— Start of Record set —
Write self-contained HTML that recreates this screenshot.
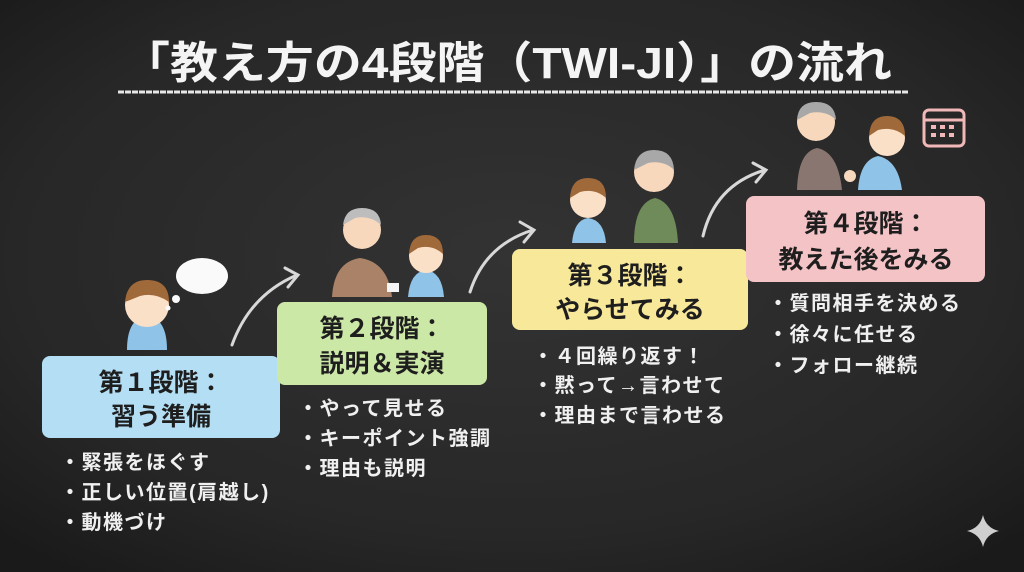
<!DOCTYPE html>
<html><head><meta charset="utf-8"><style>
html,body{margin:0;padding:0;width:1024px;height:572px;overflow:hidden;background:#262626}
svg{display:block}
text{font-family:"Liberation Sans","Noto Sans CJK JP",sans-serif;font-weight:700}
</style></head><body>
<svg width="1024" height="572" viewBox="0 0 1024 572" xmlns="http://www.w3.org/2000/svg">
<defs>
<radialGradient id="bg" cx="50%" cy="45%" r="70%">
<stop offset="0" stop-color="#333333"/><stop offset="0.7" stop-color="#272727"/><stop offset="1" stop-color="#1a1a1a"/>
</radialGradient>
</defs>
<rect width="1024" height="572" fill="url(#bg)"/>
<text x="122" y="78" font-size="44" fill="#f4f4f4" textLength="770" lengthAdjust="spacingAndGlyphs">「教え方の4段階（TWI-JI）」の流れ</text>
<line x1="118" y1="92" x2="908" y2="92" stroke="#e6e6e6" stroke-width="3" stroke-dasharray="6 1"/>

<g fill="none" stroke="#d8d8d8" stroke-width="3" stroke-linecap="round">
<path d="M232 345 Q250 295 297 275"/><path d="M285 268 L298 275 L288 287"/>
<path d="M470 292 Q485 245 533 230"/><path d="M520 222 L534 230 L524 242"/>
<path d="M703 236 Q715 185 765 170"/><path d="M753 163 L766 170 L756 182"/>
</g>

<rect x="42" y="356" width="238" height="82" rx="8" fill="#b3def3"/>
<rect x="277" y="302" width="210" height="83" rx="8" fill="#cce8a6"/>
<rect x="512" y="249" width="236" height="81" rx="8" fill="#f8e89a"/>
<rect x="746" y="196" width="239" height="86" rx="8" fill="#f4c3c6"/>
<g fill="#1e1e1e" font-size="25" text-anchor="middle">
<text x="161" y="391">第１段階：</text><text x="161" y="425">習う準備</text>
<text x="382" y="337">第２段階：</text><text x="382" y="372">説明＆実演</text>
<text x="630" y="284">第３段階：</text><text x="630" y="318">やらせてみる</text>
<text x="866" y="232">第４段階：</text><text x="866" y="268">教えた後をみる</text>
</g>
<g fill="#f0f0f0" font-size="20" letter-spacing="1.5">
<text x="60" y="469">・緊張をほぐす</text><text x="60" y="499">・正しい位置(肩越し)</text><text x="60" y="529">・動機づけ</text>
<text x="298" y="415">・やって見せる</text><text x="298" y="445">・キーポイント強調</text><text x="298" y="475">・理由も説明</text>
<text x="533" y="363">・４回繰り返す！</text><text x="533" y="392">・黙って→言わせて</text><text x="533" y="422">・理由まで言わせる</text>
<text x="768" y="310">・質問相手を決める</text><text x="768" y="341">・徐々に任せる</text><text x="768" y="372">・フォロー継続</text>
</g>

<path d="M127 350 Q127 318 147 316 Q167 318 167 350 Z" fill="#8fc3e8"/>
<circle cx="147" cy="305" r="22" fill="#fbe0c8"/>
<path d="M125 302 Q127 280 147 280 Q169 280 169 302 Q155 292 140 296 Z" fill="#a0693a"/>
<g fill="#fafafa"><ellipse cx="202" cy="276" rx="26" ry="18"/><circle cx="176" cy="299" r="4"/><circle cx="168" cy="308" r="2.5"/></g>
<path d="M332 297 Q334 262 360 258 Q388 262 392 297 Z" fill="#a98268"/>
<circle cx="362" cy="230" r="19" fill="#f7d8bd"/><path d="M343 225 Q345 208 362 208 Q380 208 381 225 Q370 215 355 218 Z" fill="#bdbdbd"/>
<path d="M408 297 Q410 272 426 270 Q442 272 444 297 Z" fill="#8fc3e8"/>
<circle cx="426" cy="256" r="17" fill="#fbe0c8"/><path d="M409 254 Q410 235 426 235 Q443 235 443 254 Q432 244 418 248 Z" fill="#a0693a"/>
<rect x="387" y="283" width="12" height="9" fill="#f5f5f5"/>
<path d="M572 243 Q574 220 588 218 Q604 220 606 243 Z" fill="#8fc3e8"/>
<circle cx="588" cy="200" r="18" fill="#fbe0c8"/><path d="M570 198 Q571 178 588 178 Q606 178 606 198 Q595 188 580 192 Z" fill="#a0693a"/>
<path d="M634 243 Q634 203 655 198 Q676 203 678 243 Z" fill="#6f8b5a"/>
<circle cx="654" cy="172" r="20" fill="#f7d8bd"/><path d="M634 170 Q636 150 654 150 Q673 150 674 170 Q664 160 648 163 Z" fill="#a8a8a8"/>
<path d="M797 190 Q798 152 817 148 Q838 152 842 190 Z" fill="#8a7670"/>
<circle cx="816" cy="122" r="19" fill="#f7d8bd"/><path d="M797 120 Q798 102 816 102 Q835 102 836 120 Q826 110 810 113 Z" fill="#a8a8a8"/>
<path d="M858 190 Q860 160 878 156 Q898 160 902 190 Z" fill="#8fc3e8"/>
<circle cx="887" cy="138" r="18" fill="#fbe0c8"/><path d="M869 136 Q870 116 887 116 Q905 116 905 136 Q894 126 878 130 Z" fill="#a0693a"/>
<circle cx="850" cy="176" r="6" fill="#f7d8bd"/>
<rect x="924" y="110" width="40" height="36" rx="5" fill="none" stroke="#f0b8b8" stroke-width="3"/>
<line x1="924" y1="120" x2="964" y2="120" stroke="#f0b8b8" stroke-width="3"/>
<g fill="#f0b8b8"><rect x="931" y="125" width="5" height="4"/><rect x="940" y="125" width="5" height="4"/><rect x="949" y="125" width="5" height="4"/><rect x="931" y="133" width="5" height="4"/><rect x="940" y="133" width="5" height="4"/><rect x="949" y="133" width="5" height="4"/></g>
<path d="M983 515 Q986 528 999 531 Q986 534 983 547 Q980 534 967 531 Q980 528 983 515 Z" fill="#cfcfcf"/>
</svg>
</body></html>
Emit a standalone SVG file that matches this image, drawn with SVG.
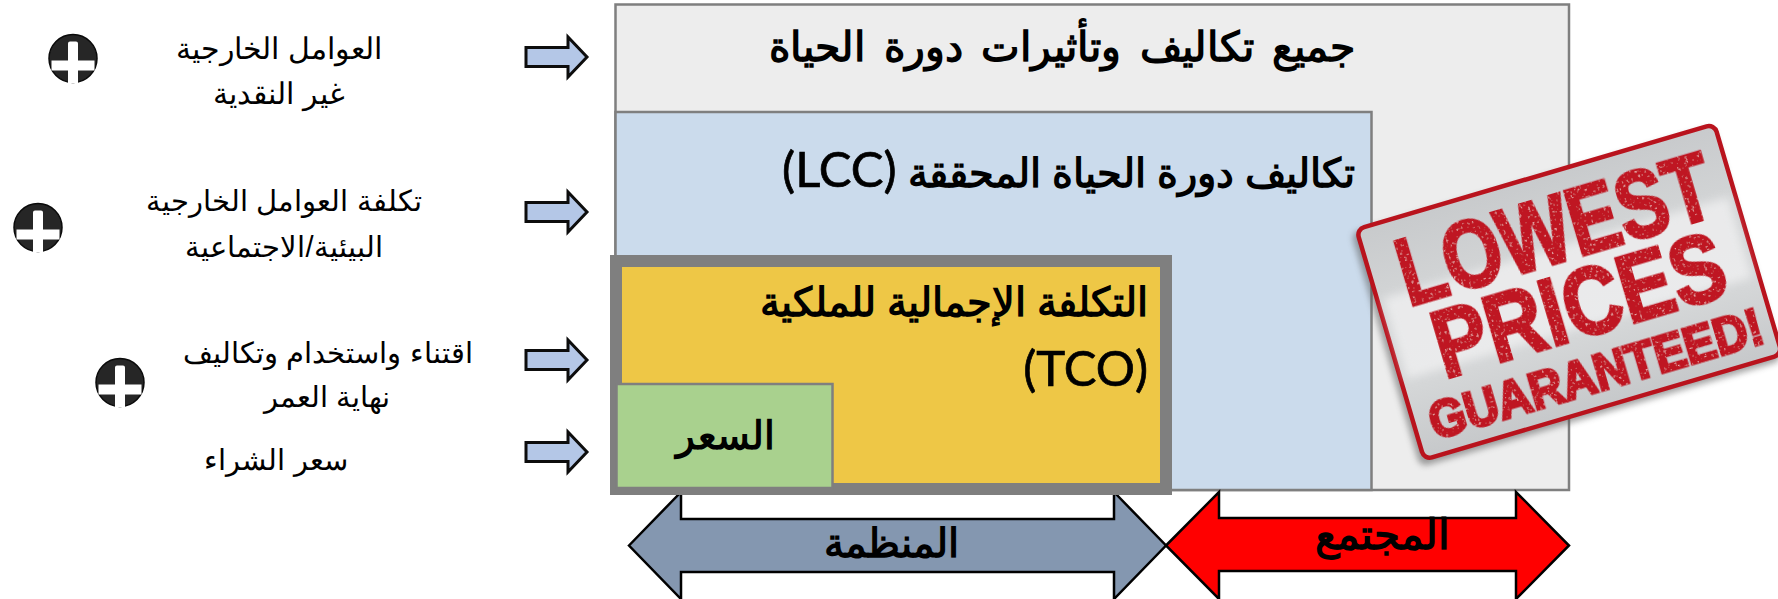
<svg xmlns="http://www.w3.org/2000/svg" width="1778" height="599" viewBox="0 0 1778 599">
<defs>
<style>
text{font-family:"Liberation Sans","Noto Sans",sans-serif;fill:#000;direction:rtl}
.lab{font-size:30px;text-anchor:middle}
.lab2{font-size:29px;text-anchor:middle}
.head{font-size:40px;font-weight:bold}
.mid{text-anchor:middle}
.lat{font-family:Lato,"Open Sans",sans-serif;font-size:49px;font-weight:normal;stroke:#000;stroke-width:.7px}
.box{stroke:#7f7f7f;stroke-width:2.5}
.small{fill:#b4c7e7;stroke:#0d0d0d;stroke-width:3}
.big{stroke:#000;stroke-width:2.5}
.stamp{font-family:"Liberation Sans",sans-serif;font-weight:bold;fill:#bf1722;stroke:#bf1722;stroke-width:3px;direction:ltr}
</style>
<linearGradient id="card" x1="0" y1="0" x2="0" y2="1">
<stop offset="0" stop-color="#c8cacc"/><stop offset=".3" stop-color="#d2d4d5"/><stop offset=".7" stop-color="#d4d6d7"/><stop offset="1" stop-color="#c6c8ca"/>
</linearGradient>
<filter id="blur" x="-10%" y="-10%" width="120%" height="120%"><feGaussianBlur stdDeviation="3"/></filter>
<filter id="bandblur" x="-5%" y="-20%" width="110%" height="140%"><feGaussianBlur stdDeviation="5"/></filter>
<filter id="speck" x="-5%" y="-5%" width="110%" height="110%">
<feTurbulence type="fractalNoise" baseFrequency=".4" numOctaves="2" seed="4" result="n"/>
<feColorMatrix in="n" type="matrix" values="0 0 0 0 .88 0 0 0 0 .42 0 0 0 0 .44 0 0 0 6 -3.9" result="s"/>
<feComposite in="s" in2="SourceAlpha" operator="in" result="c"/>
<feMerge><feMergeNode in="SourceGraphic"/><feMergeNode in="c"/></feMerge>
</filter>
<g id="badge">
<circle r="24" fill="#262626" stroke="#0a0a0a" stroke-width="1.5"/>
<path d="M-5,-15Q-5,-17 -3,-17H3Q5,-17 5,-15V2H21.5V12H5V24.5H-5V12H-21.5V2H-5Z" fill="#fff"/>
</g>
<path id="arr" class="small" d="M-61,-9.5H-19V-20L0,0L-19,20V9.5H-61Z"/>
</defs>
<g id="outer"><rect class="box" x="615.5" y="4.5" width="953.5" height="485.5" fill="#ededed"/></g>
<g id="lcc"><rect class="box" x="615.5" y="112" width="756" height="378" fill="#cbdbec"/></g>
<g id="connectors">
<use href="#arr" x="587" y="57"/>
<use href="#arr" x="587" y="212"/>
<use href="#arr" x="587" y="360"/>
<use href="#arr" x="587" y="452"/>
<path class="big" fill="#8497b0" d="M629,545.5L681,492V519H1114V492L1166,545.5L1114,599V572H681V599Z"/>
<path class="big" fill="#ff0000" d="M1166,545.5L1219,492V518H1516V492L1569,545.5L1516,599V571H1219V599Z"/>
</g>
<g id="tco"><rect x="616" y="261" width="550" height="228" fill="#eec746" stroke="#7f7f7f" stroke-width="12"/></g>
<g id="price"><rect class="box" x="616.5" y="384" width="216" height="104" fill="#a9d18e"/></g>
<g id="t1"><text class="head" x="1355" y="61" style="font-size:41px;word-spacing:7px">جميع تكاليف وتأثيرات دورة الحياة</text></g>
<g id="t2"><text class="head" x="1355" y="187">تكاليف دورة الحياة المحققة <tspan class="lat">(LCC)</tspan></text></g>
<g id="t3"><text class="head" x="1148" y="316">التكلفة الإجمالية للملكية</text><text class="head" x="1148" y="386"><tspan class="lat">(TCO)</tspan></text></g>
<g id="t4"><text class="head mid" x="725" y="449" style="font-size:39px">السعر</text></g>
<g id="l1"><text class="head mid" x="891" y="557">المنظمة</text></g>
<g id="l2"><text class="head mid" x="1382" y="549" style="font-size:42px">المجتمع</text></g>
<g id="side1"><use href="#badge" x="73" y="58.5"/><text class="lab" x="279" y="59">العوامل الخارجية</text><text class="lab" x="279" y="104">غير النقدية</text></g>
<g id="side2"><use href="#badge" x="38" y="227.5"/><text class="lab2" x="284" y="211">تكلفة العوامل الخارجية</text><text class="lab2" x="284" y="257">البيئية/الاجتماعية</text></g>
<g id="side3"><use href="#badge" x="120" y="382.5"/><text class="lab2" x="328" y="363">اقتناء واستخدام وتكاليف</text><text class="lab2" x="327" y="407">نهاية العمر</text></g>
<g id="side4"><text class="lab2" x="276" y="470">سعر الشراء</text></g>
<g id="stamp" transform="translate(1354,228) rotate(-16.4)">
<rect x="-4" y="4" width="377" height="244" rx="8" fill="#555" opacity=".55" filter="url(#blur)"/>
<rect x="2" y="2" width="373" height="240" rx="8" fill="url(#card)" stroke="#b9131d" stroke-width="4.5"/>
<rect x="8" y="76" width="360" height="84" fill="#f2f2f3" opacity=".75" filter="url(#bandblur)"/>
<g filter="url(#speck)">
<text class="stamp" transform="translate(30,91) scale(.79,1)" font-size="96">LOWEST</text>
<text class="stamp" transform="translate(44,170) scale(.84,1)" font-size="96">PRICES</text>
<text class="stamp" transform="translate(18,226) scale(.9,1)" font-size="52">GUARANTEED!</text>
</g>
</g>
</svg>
— End of Record set —
From the listing above, return each line with the word "that".

Write self-contained HTML that recreates this screenshot.
Emit a standalone SVG file that matches this image, drawn with SVG.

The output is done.